* AIM *
Take each line containing "that" and report it exactly as written.

* RECORDS SHOWN *
- - -

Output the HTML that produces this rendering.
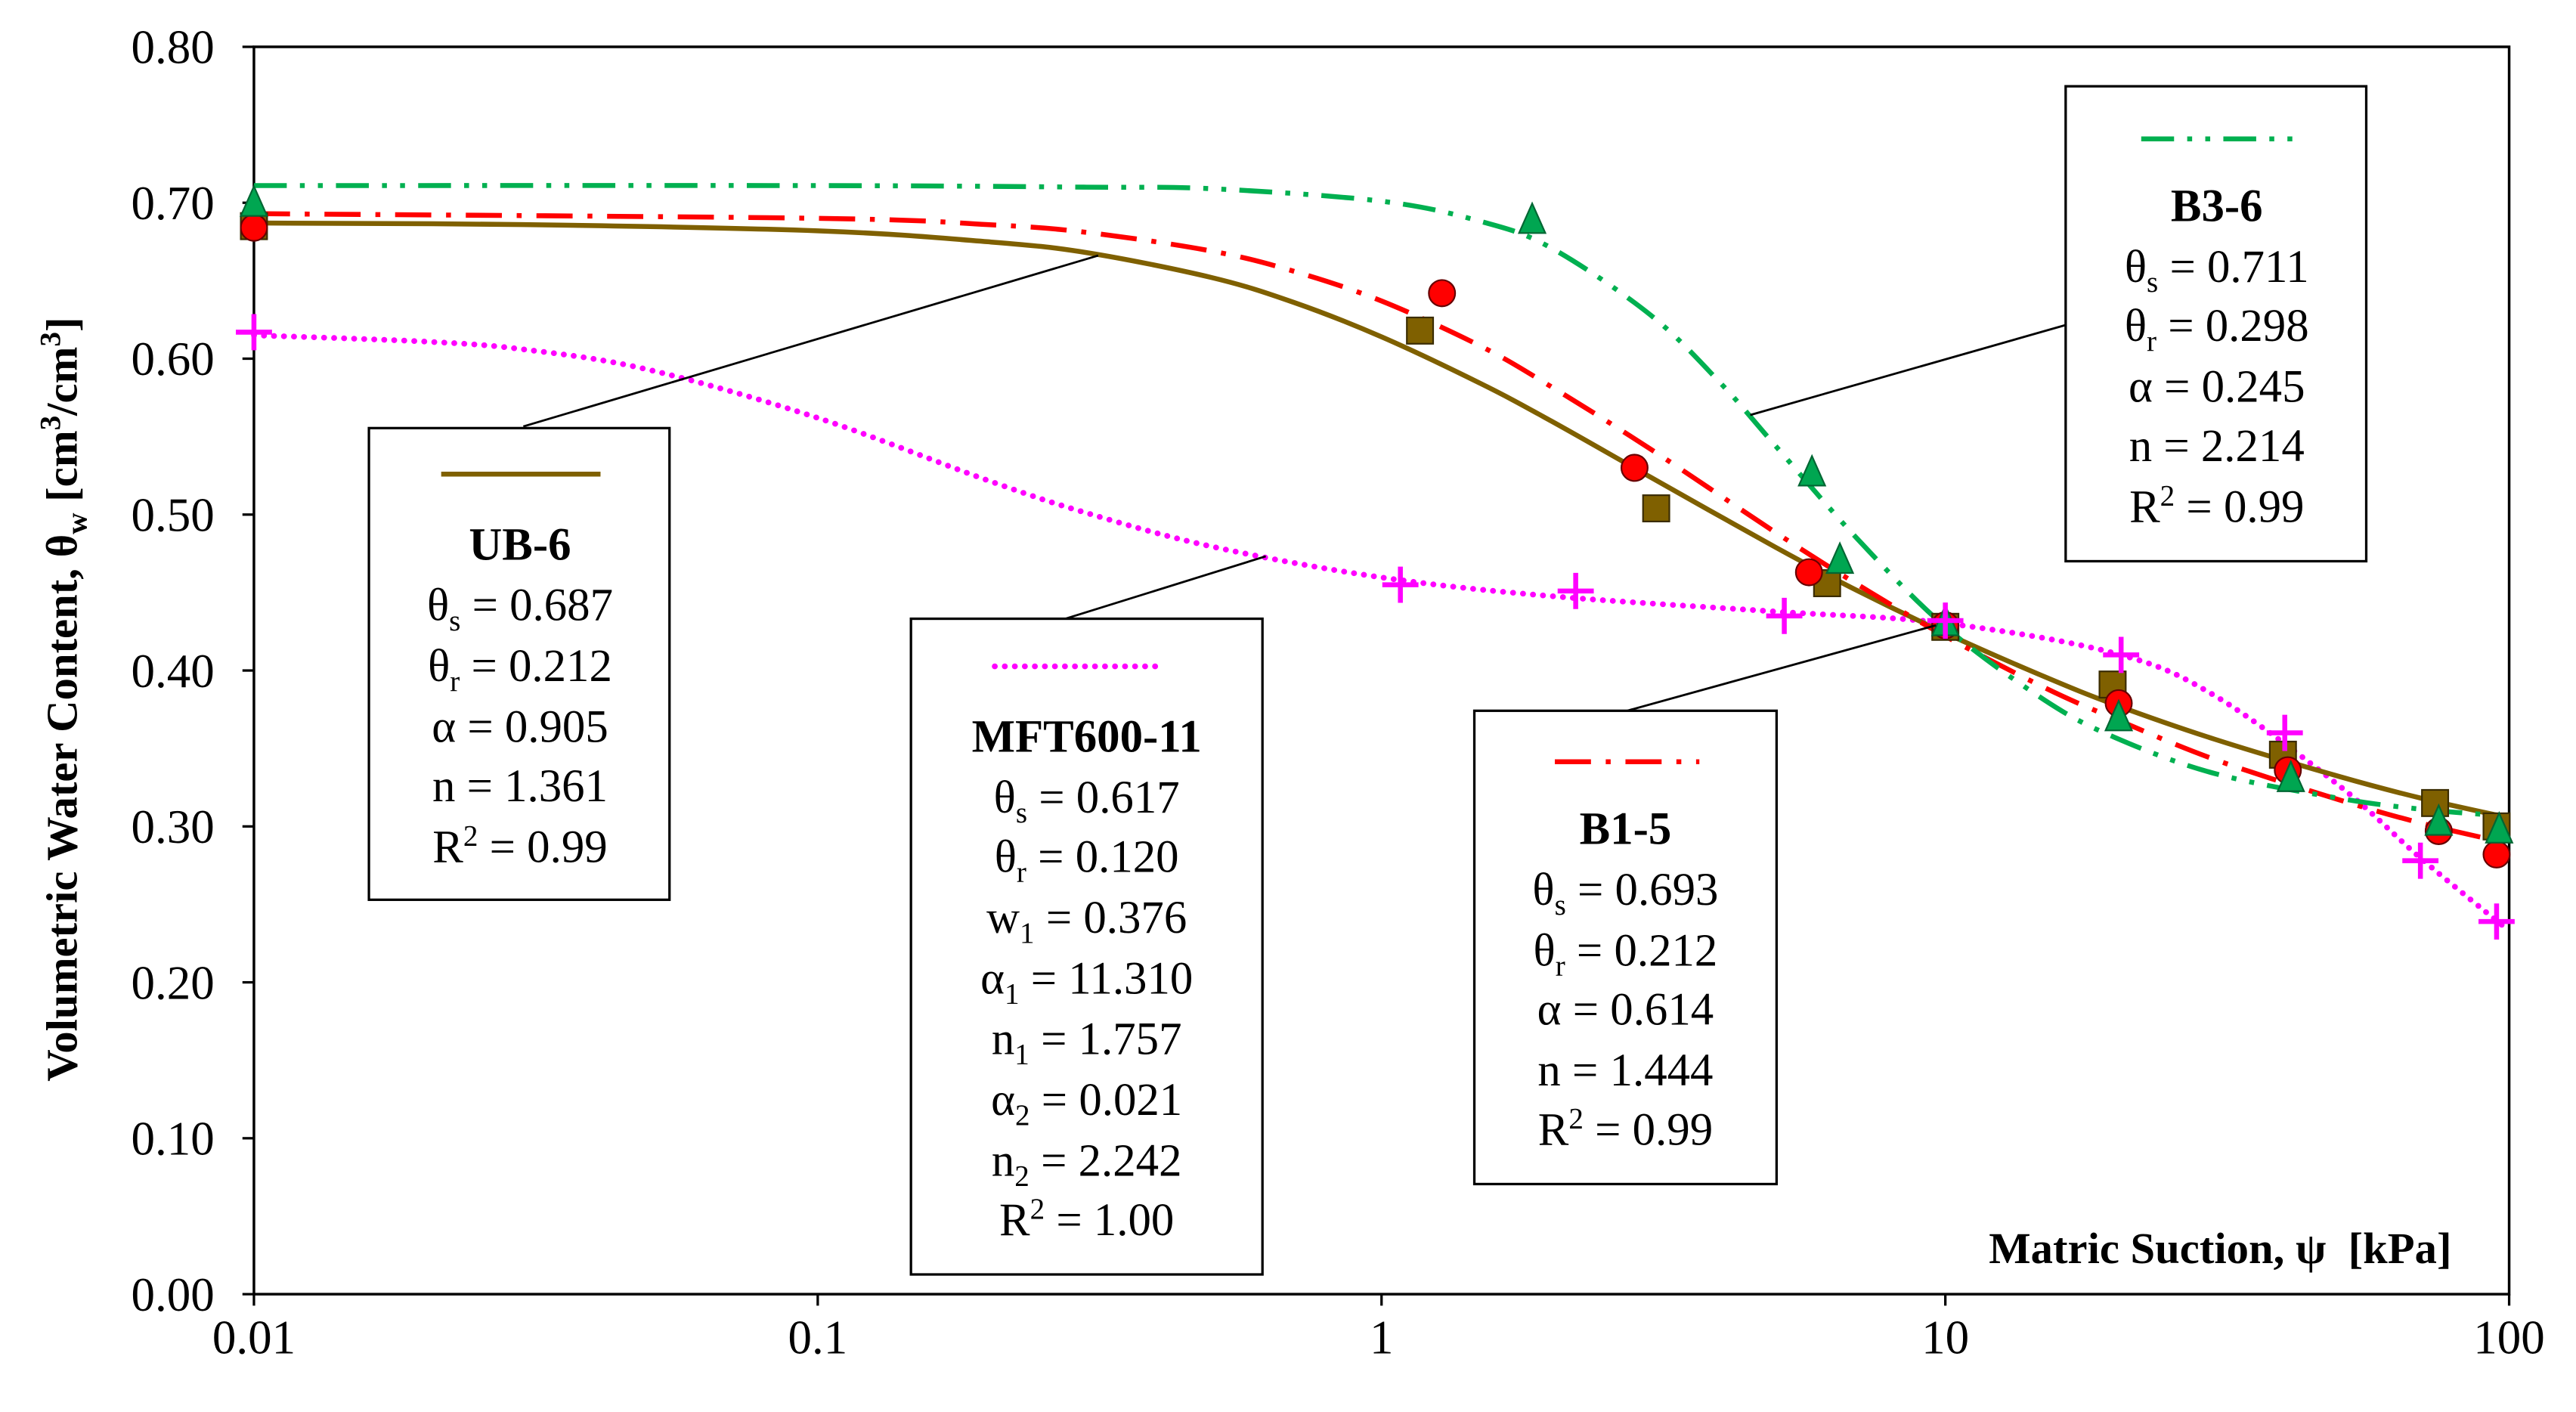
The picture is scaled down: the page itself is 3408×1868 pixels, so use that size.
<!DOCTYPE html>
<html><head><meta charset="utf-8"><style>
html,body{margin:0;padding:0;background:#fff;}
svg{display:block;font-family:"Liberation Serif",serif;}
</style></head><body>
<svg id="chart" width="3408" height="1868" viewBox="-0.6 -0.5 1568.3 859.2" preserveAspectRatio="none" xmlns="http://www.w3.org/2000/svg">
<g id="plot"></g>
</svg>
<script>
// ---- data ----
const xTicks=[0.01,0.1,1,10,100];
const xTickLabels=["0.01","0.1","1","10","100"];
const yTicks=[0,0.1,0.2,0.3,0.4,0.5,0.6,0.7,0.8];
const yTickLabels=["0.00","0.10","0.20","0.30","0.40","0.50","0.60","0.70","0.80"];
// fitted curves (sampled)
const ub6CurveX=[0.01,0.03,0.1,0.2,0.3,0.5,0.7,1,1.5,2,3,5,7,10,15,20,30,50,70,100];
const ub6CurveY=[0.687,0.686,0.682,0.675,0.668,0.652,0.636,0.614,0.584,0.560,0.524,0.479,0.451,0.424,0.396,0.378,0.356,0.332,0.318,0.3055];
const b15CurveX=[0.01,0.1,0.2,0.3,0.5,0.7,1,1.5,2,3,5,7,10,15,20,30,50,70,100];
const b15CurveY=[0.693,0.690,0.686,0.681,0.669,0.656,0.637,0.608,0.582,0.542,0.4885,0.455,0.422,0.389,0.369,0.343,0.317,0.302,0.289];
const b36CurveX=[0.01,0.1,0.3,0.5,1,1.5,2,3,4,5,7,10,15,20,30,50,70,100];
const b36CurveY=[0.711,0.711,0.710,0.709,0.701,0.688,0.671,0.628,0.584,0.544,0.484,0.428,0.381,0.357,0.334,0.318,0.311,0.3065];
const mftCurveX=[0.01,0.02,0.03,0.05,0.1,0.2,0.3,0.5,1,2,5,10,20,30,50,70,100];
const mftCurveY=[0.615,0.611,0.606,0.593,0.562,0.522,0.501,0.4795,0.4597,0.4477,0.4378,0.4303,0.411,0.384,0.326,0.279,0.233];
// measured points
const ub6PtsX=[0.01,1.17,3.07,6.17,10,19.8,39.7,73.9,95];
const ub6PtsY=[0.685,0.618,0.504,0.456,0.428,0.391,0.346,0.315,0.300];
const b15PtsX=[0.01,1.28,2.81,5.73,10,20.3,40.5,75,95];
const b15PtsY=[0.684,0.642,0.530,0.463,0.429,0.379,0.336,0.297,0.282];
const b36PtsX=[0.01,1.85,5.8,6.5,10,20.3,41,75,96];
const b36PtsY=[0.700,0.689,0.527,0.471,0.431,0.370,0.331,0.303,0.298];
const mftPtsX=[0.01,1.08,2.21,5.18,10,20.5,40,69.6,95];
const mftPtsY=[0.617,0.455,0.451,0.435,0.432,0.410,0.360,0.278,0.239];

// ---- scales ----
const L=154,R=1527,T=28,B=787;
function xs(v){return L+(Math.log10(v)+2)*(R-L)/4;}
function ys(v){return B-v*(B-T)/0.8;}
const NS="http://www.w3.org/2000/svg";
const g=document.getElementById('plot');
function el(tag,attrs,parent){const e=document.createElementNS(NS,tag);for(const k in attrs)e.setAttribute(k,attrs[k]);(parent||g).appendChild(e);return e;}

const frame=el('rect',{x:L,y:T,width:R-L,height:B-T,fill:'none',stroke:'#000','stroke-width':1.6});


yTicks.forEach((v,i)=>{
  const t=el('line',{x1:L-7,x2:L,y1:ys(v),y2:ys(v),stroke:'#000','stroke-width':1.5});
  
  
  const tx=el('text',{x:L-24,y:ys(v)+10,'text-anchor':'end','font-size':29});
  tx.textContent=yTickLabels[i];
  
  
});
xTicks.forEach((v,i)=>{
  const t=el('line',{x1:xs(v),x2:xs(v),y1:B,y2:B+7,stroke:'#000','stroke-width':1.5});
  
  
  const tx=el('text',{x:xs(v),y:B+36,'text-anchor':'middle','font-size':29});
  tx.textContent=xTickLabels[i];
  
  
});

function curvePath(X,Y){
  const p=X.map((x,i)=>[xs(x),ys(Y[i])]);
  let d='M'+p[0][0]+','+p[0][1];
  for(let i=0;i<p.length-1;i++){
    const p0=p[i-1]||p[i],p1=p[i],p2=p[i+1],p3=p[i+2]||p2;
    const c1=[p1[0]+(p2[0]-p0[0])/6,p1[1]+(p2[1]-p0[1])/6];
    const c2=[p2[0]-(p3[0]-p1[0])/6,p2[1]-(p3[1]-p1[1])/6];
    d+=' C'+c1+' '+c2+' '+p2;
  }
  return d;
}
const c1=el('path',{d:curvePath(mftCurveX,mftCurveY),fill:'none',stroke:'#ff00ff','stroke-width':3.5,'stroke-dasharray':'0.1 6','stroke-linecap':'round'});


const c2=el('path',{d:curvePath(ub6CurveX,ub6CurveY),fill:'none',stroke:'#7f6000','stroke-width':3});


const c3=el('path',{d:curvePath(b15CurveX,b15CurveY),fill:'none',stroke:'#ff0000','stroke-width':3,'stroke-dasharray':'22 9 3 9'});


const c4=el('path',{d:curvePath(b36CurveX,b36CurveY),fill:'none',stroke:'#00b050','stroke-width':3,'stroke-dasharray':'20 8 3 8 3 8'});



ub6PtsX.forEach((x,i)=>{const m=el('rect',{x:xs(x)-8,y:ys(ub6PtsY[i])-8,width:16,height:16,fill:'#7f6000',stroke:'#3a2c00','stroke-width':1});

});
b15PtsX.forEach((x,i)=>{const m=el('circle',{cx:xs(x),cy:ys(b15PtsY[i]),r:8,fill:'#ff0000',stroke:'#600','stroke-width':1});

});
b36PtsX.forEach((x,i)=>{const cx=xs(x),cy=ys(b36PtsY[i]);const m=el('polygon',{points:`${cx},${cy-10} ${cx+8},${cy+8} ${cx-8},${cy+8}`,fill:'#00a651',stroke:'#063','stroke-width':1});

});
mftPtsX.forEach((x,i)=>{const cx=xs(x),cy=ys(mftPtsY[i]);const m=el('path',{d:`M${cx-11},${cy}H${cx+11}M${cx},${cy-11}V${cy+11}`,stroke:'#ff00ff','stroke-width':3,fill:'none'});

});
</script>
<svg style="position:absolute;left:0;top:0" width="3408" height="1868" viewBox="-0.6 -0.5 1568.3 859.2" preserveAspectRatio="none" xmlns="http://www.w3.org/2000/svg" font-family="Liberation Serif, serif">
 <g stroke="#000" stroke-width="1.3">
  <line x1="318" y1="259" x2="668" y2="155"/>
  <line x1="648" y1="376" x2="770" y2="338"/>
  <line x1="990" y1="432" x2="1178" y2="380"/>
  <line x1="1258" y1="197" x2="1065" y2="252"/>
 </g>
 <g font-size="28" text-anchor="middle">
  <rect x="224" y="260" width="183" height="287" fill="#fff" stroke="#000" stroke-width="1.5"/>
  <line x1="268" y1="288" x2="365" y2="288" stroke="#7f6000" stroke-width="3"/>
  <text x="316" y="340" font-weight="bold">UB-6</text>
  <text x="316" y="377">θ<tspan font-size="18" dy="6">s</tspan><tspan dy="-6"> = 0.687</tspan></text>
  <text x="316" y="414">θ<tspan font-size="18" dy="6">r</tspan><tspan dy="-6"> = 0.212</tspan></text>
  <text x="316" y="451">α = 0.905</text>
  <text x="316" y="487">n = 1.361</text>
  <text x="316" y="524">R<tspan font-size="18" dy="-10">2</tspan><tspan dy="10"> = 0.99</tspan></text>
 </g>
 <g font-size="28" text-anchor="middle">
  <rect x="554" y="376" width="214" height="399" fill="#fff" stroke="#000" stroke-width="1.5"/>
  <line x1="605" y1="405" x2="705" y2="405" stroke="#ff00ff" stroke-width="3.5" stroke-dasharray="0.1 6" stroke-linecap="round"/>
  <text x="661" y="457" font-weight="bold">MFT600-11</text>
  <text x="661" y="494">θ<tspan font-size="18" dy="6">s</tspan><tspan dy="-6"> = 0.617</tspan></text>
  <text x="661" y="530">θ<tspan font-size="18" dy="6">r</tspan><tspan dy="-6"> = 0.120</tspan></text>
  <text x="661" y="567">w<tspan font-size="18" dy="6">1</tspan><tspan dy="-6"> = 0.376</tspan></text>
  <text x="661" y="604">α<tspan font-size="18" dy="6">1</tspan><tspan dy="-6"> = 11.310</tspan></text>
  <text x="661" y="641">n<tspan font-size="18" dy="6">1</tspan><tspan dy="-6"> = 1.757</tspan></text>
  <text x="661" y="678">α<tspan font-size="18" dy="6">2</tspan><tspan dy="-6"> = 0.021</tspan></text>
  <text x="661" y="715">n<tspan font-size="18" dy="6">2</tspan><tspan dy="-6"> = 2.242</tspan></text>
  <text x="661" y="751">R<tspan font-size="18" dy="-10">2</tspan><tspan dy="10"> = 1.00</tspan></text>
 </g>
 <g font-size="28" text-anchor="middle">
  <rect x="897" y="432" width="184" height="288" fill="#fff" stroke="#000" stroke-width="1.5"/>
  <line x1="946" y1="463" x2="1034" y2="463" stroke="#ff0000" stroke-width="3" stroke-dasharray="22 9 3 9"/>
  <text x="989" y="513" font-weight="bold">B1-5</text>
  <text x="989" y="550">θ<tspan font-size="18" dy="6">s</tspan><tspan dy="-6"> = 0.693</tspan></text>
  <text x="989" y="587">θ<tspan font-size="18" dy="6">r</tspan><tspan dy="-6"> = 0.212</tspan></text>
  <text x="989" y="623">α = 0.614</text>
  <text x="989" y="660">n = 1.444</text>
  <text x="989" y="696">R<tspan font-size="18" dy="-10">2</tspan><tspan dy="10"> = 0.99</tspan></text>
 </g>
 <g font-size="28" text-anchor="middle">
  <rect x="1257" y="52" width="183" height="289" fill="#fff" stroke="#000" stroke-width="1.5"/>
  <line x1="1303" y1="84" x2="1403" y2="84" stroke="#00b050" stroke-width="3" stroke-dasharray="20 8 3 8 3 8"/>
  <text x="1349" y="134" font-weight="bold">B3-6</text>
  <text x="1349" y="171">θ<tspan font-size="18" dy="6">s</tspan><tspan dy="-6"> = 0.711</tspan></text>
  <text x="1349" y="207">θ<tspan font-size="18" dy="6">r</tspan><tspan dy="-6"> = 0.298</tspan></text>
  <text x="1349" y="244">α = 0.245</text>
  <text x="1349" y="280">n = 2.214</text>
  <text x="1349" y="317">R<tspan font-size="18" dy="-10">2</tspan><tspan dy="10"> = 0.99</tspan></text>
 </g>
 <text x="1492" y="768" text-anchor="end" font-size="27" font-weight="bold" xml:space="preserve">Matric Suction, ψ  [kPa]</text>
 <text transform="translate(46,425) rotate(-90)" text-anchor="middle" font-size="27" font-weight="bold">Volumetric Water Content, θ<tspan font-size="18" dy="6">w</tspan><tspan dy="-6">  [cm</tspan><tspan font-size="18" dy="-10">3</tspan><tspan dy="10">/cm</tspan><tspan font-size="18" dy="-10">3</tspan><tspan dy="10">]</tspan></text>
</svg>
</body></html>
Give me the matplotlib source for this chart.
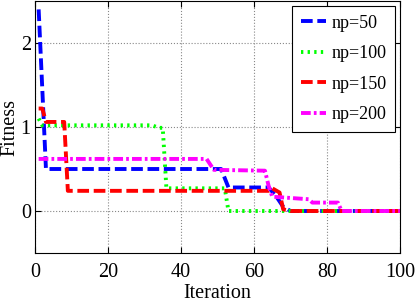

- - -

* SOLUTION FOR THIS EXERCISE *
Output the HTML that produces this rendering.
The picture is scaled down: the page itself is 3408×1868 pixels, so use that size.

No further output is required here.